Leonardo

Fascicolo 12


in "Manipoli"
Un pittore dell'abbattimento (Emilio Zoir)
di Gian Falco (Giovanni Papini)
pp. 21-22


p. 21


p. 22



   Carlo Emilio Zoir è uno svedese, come lo scultore Edström. Ma dell'anima nordica egli ha più la tristezza che l'ironia, il dolore raccolto che il ghigno sarcastico. È un doloroso che singhiozza più che un doloroso che irride.
   Moralisti sono l'uno e l'altro. C'è nelle loro opere tutto il puritanismo biblico che la Bibbia, assieme al gelo, fece dominante nei paesi di Svezia e Norvegia.

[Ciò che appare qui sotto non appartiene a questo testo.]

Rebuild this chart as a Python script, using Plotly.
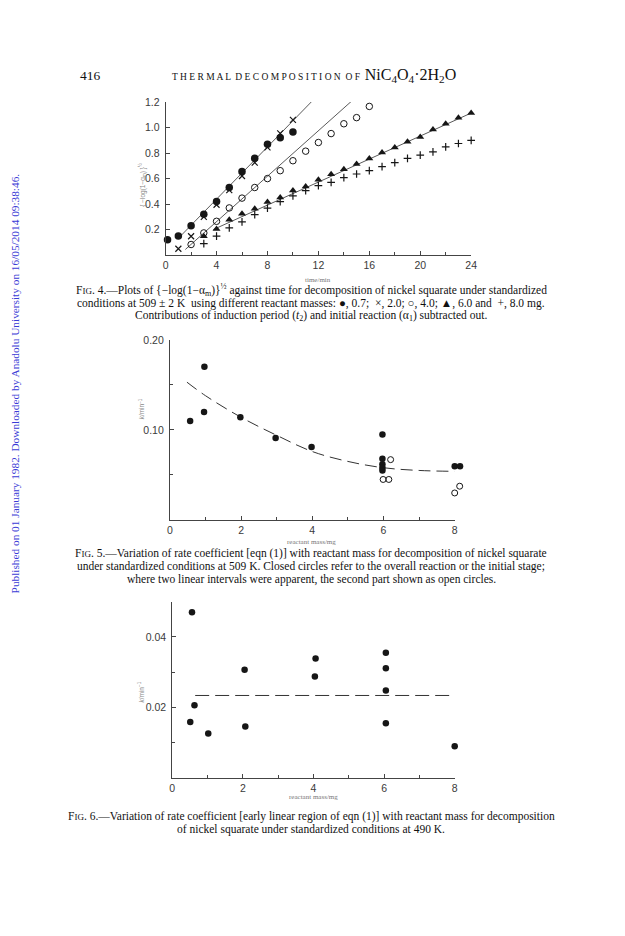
import plotly.graph_objects as go

W, H = 625, 936

# ---------------- Fig. 4 data ----------------
t_c07 = [0.15, 1, 2, 3, 4, 5, 6, 7, 8, 9, 10]
v_c07 = [0.12, 0.15, 0.23, 0.32, 0.42, 0.53, 0.655, 0.76, 0.87, 0.92, 0.965]
t_x20 = [1, 2, 3, 4, 5, 6, 7, 8, 9, 10]
v_x20 = [0.05, 0.148, 0.30, 0.395, 0.51, 0.62, 0.725, 0.845, 0.955, 1.06]
t_o40 = [2, 3, 4, 5, 6, 7, 8, 9, 10, 11, 12, 13, 14, 15, 16]
v_o40 = [0.083, 0.174, 0.265, 0.37, 0.447, 0.53, 0.60, 0.662, 0.74, 0.815,
         0.883, 0.953, 1.03, 1.078, 1.166]
t_t60 = [3, 4, 5, 6, 7, 8, 9, 10, 11, 12, 13, 14, 15, 16, 17, 18, 19, 20, 21, 22, 23, 24]
v_t60 = [0.148, 0.205, 0.278, 0.325, 0.364, 0.416, 0.452, 0.506, 0.538, 0.59,
         0.634, 0.673, 0.714, 0.758, 0.805, 0.844, 0.888, 0.927, 0.984, 1.03,
         1.078, 1.114]
t_p80 = [3, 4, 5, 6, 7, 8, 9, 10, 11, 12, 13, 14, 15, 16, 17, 18, 19, 20, 21, 22, 23, 24]
v_p80 = [0.09, 0.148, 0.213, 0.26, 0.317, 0.369, 0.42, 0.465, 0.506, 0.545,
         0.571, 0.608, 0.636, 0.662, 0.694, 0.725, 0.758, 0.784, 0.81, 0.849,
         0.875, 0.90]
# fitted straight lines (end points)
fitA_t = [1.16, 11.48]
fitA_v = [0.148, 1.205]
fitB_t = [1.55, 14.58]
fitB_v = [0.044, 1.205]
fitC_t = [3.74, 24.0]
fitC_v = [0.20, 1.114]

# ---------------- Fig. 5 data ----------------
m5_closed = [0.57, 0.97, 0.96, 1.98, 2.97, 3.98, 5.97, 5.97, 5.97, 5.97, 5.97, 8.0, 8.15]
k5_closed = [0.110, 0.170, 0.120, 0.114, 0.091, 0.081, 0.095, 0.068, 0.062, 0.058, 0.055, 0.0596, 0.0596]
m5_open = [6.2, 5.99, 6.15, 8.0, 8.14]
k5_open = [0.067, 0.045, 0.045, 0.030, 0.0375]
m5_curve = [0.48, 1.0, 2.0, 3.0, 4.0, 5.0, 6.0, 7.0, 8.0]
k5_curve = [0.153, 0.138, 0.114, 0.094, 0.076, 0.065, 0.058, 0.055, 0.054]

# ---------------- Fig. 6 data ----------------
m6 = [0.56, 0.51, 0.63, 1.02, 2.05, 2.07, 4.06, 4.04, 6.05, 6.05, 6.05, 6.05, 8.0]
k6 = [0.047, 0.0159, 0.0206, 0.0126, 0.0307, 0.0146, 0.0339, 0.0288,
      0.0355, 0.0311, 0.0248, 0.0155, 0.009]
m6_mean = [0.65, 8.0]
k6_mean = [0.0234, 0.0234]

INK = "#161616"
AX = "#444444"
TICKF = dict(family="Liberation Sans", size=10.5, color="#3a3a3a")


def px_x(p):
    return p / W


def px_y(p):
    return 1 - p / H


fig = go.Figure()

# Fig. 4
for tx, ty in [(fitA_t, fitA_v), (fitB_t, fitB_v), (fitC_t, fitC_v)]:
    fig.add_trace(go.Scatter(x=tx, y=ty, mode="lines", line=dict(color="#5a5a5a", width=1),
                             xaxis="x", yaxis="y", cliponaxis=False, hoverinfo="skip"))
fig.add_trace(go.Scatter(x=t_c07, y=v_c07, mode="markers", xaxis="x", yaxis="y", cliponaxis=False,
                         marker=dict(symbol="circle", size=7.5, color=INK)))
fig.add_trace(go.Scatter(x=t_x20, y=v_x20, mode="markers", xaxis="x", yaxis="y", cliponaxis=False,
                         marker=dict(symbol="x-thin-open", size=6, color=INK, line=dict(color=INK, width=1.2))))
fig.add_trace(go.Scatter(x=t_o40, y=v_o40, mode="markers", xaxis="x", yaxis="y", cliponaxis=False,
                         marker=dict(symbol="circle-open", size=6.5, color=INK, line=dict(color=INK, width=1))))
fig.add_trace(go.Scatter(x=t_t60, y=v_t60, mode="markers", xaxis="x", yaxis="y", cliponaxis=False,
                         marker=dict(symbol="triangle-up", size=7, color=INK)))
fig.add_trace(go.Scatter(x=t_p80, y=v_p80, mode="markers", xaxis="x", yaxis="y", cliponaxis=False,
                         marker=dict(symbol="cross-thin-open", size=5.5, color=INK, line=dict(color=INK, width=1.2))))

# Fig. 5 (markers on an invisible overlay axis of identical scale that reaches past 8)
fig.add_trace(go.Scatter(x=m5_curve, y=k5_curve, mode="lines", xaxis="x2", yaxis="y2",
                         line=dict(color="#333", width=1, dash="12px,6px", shape="spline"), cliponaxis=False))
fig.add_trace(go.Scatter(x=m5_closed, y=k5_closed, mode="markers", xaxis="x4", yaxis="y2", cliponaxis=False,
                         marker=dict(symbol="circle", size=6.5, color=INK)))
fig.add_trace(go.Scatter(x=m5_open, y=k5_open, mode="markers", xaxis="x4", yaxis="y2", cliponaxis=False,
                         marker=dict(symbol="circle-open", size=6, color=INK, line=dict(color=INK, width=1))))

# Fig. 6
fig.add_trace(go.Scatter(x=m6_mean, y=k6_mean, mode="lines", xaxis="x3", yaxis="y3",
                         line=dict(color="#333", width=1, dash="14px,6px"), cliponaxis=False))
fig.add_trace(go.Scatter(x=m6, y=k6, mode="markers", xaxis="x3", yaxis="y3", cliponaxis=False,
                         marker=dict(symbol="circle", size=6.5, color=INK)))


def xax(dom, rng, dtick, minor, anchor):
    return dict(domain=dom, range=rng, dtick=dtick, tick0=0, showline=True, linecolor=AX, linewidth=1,
                ticks="inside", ticklen=4, tickcolor=AX, showgrid=False, zeroline=False,
                tickfont=TICKF, anchor=anchor, fixedrange=True,
                minor=dict(dtick=minor, tick0=0, ticks="inside", ticklen=3, tickcolor=AX, showgrid=False))


def yax(dom, rng, tickvals, fmt, minor, anchor):
    return dict(domain=dom, range=rng, tickvals=tickvals, tickformat=fmt, showline=True, linecolor=AX,
                linewidth=1, ticks="inside", ticklen=4, tickcolor=AX, showgrid=False, zeroline=False,
                tickfont=TICKF, anchor=anchor, fixedrange=True, ticklabelstandoff=3,
                minor=dict(dtick=minor, tick0=0, ticks="inside", ticklen=3, tickcolor=AX, showgrid=False))


x5_l, x5_r = 169.3, 458.3
x5_scale = (x5_r - x5_l) / 8.0

fig.update_layout(
    width=W, height=H, margin=dict(l=0, r=0, t=0, b=0),
    paper_bgcolor="white", plot_bgcolor="rgba(0,0,0,0)", showlegend=False,
    xaxis=xax([px_x(165), px_x(475)], [0, 24], 4, 2, "y"),
    yaxis=yax([px_y(250.7), px_y(96.7)], [0, 1.2], [0.2, 0.4, 0.6, 0.8, 1.0, 1.2], ".1f", 0.2, "x"),
    xaxis2=xax([px_x(x5_l), px_x(x5_r)], [0, 8], 2, 1, "y2"),
    yaxis2=yax([px_y(517.3), px_y(336)], [0, 0.20], [0.10, 0.20], ".2f", 0.05, "x2"),
    xaxis3=xax([px_x(171.7), px_x(458.3)], [0, 8], 2, 1, "y3"),
    yaxis3=yax([px_y(777), px_y(599.5)], [0, 0.05], [0.02, 0.04], ".2f", 0.01, "x3"),
    xaxis4=dict(domain=[px_x(x5_l), px_x(x5_l + 8.5 * x5_scale)], range=[0, 8.5], visible=False,
                anchor="y2", fixedrange=True, showgrid=False, zeroline=False),
)

ann = []
SERIF = "Liberation Serif"


def text(xp, yp, s, size=11.5, color="#111", xanchor="center", angle=0, family=SERIF):
    ann.append(dict(x=px_x(xp), y=px_y(yp), xref="paper", yref="paper", text=s, showarrow=False,
                    xanchor=xanchor, yanchor="middle", textangle=angle,
                    font=dict(family=family, size=size, color=color)))


# header
text(76, 70, "416", size=13.5, xanchor="left")
text(316, 70, "T H E R M A L  D E C O M P O S I T I O N  O F  <span style='font-size:16px'>NiC<sub>4</sub>O<sub>4</sub>·2H<sub>2</sub>O</span>",
     size=9.5)

# side watermark
text(12, 380, "Published on 01 January 1982. Downloaded by Anadolu University on 16/05/2014 09:38:46.",
     size=11.3, color="#3b3bd6", angle=-90)

SC = "<span style='font-size:9px'>IG</span>"
# fig 4 axis labels & caption
text(320, 276, "time/min", size=7, color="#777")
text(141, 180, "{ −log(1−α<sub>m</sub>) }<sup>½</sup>", size=6.5, color="#888", angle=-90, family="Liberation Sans")
text(313, 286, "F" + SC + ". 4.—Plots of {−log(1−α<sub>m</sub>)}<sup>½</sup> against time for decomposition of nickel squarate under standardized")
text(313, 299, "conditions at 509 ± 2 K  using different reactant masses: ●, 0.7;  ×, 2.0; ○, 4.0; ▲, 6.0 and  +, 8.0 mg.")
text(313, 312, "Contributions of induction period (<i>t</i><sub>2</sub>) and initial reaction (α<sub>1</sub>) subtracted out.")

# fig 5
text(313, 539, "reactant mass/mg", size=7, color="#777")
text(141, 405, "<i>k</i>/min<sup>−1</sup>", size=6.5, color="#888", angle=-90, family="Liberation Sans")
text(313, 551, "F" + SC + ". 5.—Variation of rate coefficient [eqn (1)] with reactant mass for decomposition of nickel squarate")
text(313, 564, "under standardized conditions at 509 K. Closed circles refer to the overall reaction or the initial stage;")
text(313, 577, "where two linear intervals were apparent, the second part shown as open circles.")

# fig 6
text(315, 796, "reactant mass/mg", size=7, color="#777")
text(140, 690, "<i>k</i>/min<sup>−1</sup>", size=6.5, color="#888", angle=-90, family="Liberation Sans")
text(313, 816, "F" + SC + ". 6.—Variation of rate coefficient [early linear region of eqn (1)] with reactant mass for decomposition")
text(313, 829, "of nickel squarate under standardized conditions at 490 K.")

fig.update_layout(annotations=ann)
fig.write_html("out.html", config={"displayModeBar": False},
               post_script="document.body.style.margin='0';document.body.style.overflow='hidden';")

Sono uomini che non vedono più esattamente la vita perchè vedono troppo il male della vita.
   Emilio Zoir è un maestro di virtù, anzi è un maestro di pietà. Egli mi diceva un giorno che lo scopo dei suoi quadri era quello di far sentire ai ricchi le miserie dei poveri, ai felici gli stenti dei miserabili. La sua arte, dunque, è francamente tolstoiana. E un insegnante di compassione e un predicatore di carità. I suoi quadri sono delle appendici ai giornaletti socialisti e agli opuscoli umanitari.
   Un simile uomo appartiene al suo tempo. Egli ha visto che l'arte non è più una gioia solitaria o la festa di un popolo. Figlio di un'età industriale ha voluto, come tanti altri, che anche l'arte servisse a qualche cosa e siccome oggi è in grande onore la religione della sofferenza egli ha fatto un corso di raccapriccio applicato altruismo.
   Se voi contemplate i suoi quadri non sperate di trarne godimento. Scacciate dal vostro cuore simili profane e peccaminose intenzioni. Egli vuol mostrarvi il male, la miseria, il dolore, la tristezza, il freddo, la fame, il pianto. Le sue tele e le sue acqueforti sono abitate da vecchi colle teste reclinate che s'incontrano senza far parola con vecchie pensierose, di uomini che piangono sotto gli alberi e di donne che si trascinano nella neve. Invece del sole trovate la notte o il crepuscolo boreale, invece della bella famiglia d'erbe e d'animali qualche cipresso funereo o qualche arbusto spasimante. Perfino gli alberi in lui sono simboli del dolore: io ricordo una sua acqueforte ove un tragico olivo si contorce bizzarramente in un'alba livida.
   Egli vuol far piangere, e veramente le sue figure fanno piangere. Riesce a dare il senso dell'abbattimento, della stanchezza, della ripugnanza in un modo indicibile.
   Gli è che questo buon gigante dagli occhi chiari e dalle mosse impacciate è restato sempre, malgrado che abbia studiato a Parigi e vissuto a Firenze, un uomo del nord, cresciuto in una terra povera, dura, fredda, fra uomini silenziosi e femmine addolorate. Egli ha sentito profondamente l'ansia della vita meschina ed oscura della sua gente.
   L'Italia, la dolce e pana Italia, non l'ha ancora riscaldato ed egli vede il nostro paese attraverso le nebbie e le lacrime. Ma, per contrasto, egli riesce a farcelo amare di più; all'edizione tolstoiana del mondo noi preferiamo sempre la vecchia edizione leonardiana, ornata di cieli limpidi e di sorrisi sensuali.